As published in Scotsman Guide's Residential Edition, January 2011.
In the fall of 2007, a highly respected mortgage-industry economist said that industry participants should concern themselves less with the market's natural corrections and more with the government's reaction to market changes. At the time, that statement seemed profound. Not anymore.
In the past three years, legislative and regulatory changes have seemed as abundant as alternative-loan products did in the boom times. Of these changes, perhaps the most important came from the Secure and Fair Enforcement for Mortgage Licensing Act (aka the S.A.F.E. Act). Although many industry professionals had issues with the law, I remain convinced that mortgage brokers are better off because of it.
Yes, Nationwide Mortgage Licensing System (NMLS) exams require a heavy time commitment from brokers and their loan originators, all of whom must complete prelicensure education and testing.

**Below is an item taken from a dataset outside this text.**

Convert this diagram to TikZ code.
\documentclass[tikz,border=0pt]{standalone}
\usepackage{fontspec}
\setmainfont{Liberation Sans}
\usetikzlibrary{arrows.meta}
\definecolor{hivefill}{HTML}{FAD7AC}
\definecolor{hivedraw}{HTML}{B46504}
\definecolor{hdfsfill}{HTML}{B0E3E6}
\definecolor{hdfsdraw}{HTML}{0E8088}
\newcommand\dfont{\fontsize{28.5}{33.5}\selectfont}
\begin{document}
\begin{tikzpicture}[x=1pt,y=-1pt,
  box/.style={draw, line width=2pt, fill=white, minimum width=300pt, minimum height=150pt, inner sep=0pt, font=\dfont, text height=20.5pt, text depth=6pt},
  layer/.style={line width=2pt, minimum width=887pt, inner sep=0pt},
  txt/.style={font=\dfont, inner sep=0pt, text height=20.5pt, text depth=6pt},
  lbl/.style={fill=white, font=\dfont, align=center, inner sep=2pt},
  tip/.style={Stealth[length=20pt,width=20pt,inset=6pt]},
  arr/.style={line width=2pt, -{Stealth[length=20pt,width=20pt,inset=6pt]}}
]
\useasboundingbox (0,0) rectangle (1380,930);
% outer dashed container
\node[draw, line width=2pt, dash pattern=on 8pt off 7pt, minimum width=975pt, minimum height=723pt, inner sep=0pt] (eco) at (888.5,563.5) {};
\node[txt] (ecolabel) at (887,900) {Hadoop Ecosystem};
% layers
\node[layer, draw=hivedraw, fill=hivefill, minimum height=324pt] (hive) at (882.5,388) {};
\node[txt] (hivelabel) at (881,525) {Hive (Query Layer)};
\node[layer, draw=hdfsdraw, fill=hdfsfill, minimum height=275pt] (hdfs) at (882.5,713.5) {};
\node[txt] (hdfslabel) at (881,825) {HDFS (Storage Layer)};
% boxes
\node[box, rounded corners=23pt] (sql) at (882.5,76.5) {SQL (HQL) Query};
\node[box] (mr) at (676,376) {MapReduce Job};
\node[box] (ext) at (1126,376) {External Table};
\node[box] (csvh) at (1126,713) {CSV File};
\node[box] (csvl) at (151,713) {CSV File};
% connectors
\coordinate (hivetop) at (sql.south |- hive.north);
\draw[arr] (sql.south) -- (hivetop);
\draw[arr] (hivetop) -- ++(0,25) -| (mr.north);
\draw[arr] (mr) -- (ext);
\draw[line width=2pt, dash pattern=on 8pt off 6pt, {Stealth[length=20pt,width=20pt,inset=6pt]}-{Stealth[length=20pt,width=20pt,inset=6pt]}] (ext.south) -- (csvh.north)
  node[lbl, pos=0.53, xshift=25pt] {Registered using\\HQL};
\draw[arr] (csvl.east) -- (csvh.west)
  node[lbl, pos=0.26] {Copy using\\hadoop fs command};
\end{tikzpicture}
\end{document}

And yes, the law unfairly targets mortgage brokers while exempting loan originators who work for federally regulated depository institutions from key requirements.
I didn't say the law was perfect. But get this: Because of the S.A.F.E. Act, most of today's mortgage brokers are more prepared and qualified than they were a few years ago. Moreover, I believe that professionals industrywide are making a commitment to education and to serving consumers with greater integrity and fiduciary responsibility. After all, those who don't will likely face serious legal repercussions.

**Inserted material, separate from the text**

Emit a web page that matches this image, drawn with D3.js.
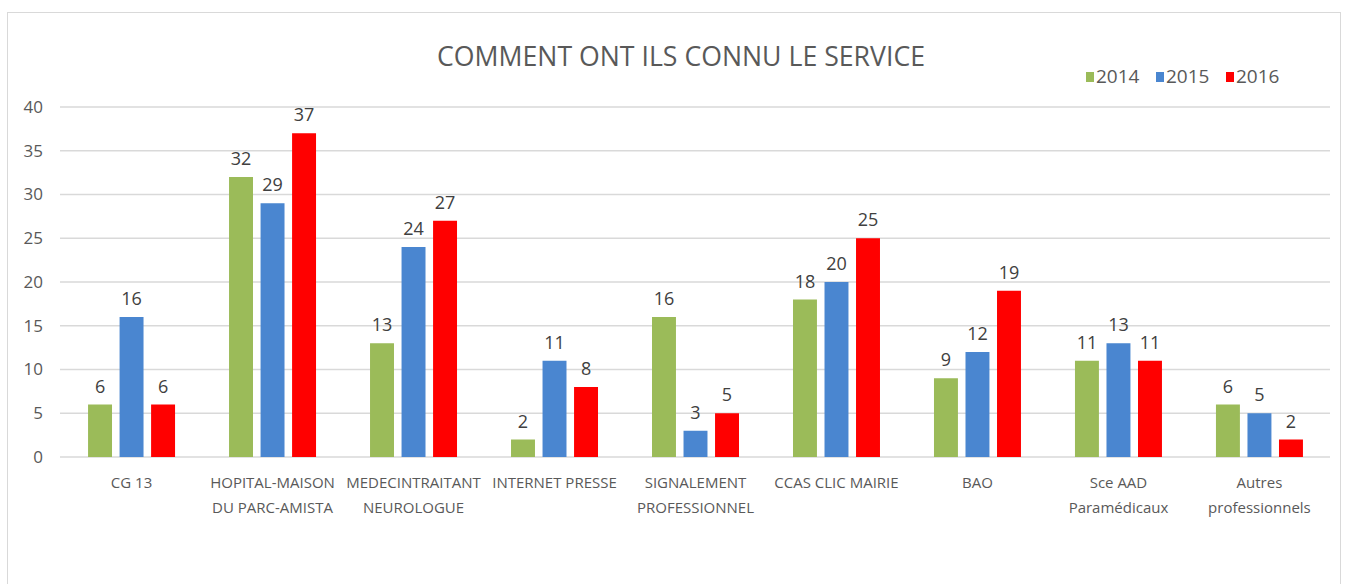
<!DOCTYPE html>
<html lang="fr">
  <head>
    <meta charset="UTF-8" />
    <title>Comment ont ils connu le service</title>
    <style>
      body { margin: 0; background: #fff; }
      svg text { font-family: "Open Sans", "DejaVu Sans", sans-serif; }
    </style>
  </head>
  <body>
    <svg width="1355" height="584"></svg>

    <script src="https://d3js.org/d3.v7.min.js"></script>
    <script>
      // Data
      const categories = [
        ["CG 13"],
        ["HOPITAL-MAISON", "DU PARC-AMISTA"],
        ["MEDECINTRAITANT", "NEUROLOGUE"],
        ["INTERNET PRESSE"],
        ["SIGNALEMENT", "PROFESSIONNEL"],
        ["CCAS CLIC MAIRIE"],
        ["BAO"],
        ["Sce AAD", "Paramédicaux"],
        ["Autres", "professionnels"],
      ];
      const years = ["2014", "2015", "2016"];
      const values2014 = [6, 32, 13, 2, 16, 18, 9, 11, 6];
      const values2015 = [16, 29, 24, 11, 3, 20, 12, 13, 5];
      const values2016 = [6, 37, 27, 8, 5, 25, 19, 11, 2];
      const yTicks = [0, 5, 10, 15, 20, 25, 30, 35, 40];

      const colors = ["#9bbb59", "#4a86d0", "#ff0000"];
      const series = [values2014, values2015, values2016];

      const svg = d3.select("svg");
      const plotLeft = 60, plotRight = 1331, plotTop = 107, plotBottom = 457;

      // outer frame (bottom edge runs off the picture)
      svg.append("rect")
        .attr("x", 7.5).attr("y", 12.5)
        .attr("width", 1333).attr("height", 590)
        .attr("fill", "#fff")
        .attr("stroke", "#d9d9d9");

      const x0 = d3.scaleBand()
        .domain(d3.range(categories.length))
        .range([plotLeft, plotRight])
        .paddingInner(0.383)
        .paddingOuter(0.199);

      const x1 = d3.scaleBand()
        .domain(d3.range(years.length))
        .range([0, x0.bandwidth()])
        .paddingInner(0.24);

      const y = d3.scaleLinear().domain([0, 40]).range([plotBottom, plotTop]);

      // gridlines
      svg.append("g")
        .selectAll("line")
        .data(yTicks)
        .enter()
        .append("line")
        .attr("x1", 60).attr("x2", 1330)
        .attr("y1", (d) => y(d)).attr("y2", (d) => y(d))
        .attr("stroke", "#d9d9d9")
        .attr("stroke-width", 1.5);

      // y axis labels
      const yAxis = d3.axisLeft(y).tickValues(yTicks).tickSize(0).tickPadding(0);
      const gy = svg.append("g")
        .attr("transform", "translate(43,0)")
        .call(yAxis);
      gy.select(".domain").remove();
      gy.selectAll("text")
        .attr("fill", "#595959")
        .style("font-size", "17px");

      // bars
      const groups = svg.append("g")
        .selectAll("g")
        .data(categories.map((c, i) => i))
        .enter()
        .append("g")
        .attr("transform", (i) => `translate(${x0(i)},0)`);

      groups.selectAll("rect")
        .data((i) => series.map((s, k) => ({ k, v: s[i] })))
        .enter()
        .append("rect")
        .attr("x", (d) => x1(d.k))
        .attr("y", (d) => y(d.v))
        .attr("width", x1.bandwidth())
        .attr("height", (d) => y(0) - y(d.v))
        .attr("fill", (d) => colors[d.k]);

      groups.selectAll("text")
        .data((i) => series.map((s, k) => ({ k, v: s[i] })))
        .enter()
        .append("text")
        .attr("x", (d) => x1(d.k) + x1.bandwidth() / 2)
        .attr("y", (d) => y(d.v) - 12)
        .attr("text-anchor", "middle")
        .attr("fill", "#404040")
        .style("font-size", "18px")
        .text((d) => d.v);

      // category labels
      const xl = svg.append("g")
        .selectAll("text")
        .data(categories)
        .enter()
        .append("text")
        .attr("x", (d, i) => x0(i) + x0.bandwidth() / 2)
        .attr("y", 488)
        .attr("text-anchor", "middle")
        .attr("fill", "#595959")
        .style("font-size", "15px");
      xl.selectAll("tspan")
        .data((d) => d)
        .enter()
        .append("tspan")
        .attr("x", function () { return this.parentNode.getAttribute("x"); })
        .attr("dy", (d, j) => (j === 0 ? 0 : 25))
        .text((d) => d);

      // title
      svg.append("text")
        .attr("x", 681)
        .attr("y", 66)
        .attr("text-anchor", "middle")
        .attr("fill", "#595959")
        .attr("textLength", 488)
        .attr("lengthAdjust", "spacingAndGlyphs")
        .style("font-size", "28px")
        .text("COMMENT ONT ILS CONNU LE SERVICE");

      // legend
      const legend = svg.append("g")
        .selectAll("g")
        .data(years)
        .enter()
        .append("g")
        .attr("transform", (d, i) => `translate(${1086 + i * 70},72)`);
      legend.append("rect")
        .attr("width", 8).attr("height", 10)
        .attr("fill", (d, i) => colors[i]);
      legend.append("text")
        .attr("x", 10).attr("y", 11)
        .attr("fill", "#595959")
        .style("font-size", "19px")
        .text((d) => d);
    </script>
  </body>
</html>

In addition, the pressure of peers and co-workers who know about impending test dates can present psychological challenges. The fear of coming back to the office with a nonpassing grade should alone incentivize brokers and loan originators to prepare properly for the NMLS exam's national and state components.
But there's another point to be made here. Although few mortgage brokers and loan originators like the idea of being tested, those who work in more than one state -- me included -- face the additional challenge of needing to pass a different exam in every state in which we work. The disparity of rules, regulations, fines and license-maintenance requirements disrupts the current system and unduly burdens mortgage brokers and loan originators.
Although I'm a fan of the national system, it would be more practical if every state's licensing requirements were uniform. Until we reach that point, true transparency in industry licensing will remain only a myth.
As the economist said in 2007, our biggest problem isn't market contraction but rather legislative and regulatory expansion.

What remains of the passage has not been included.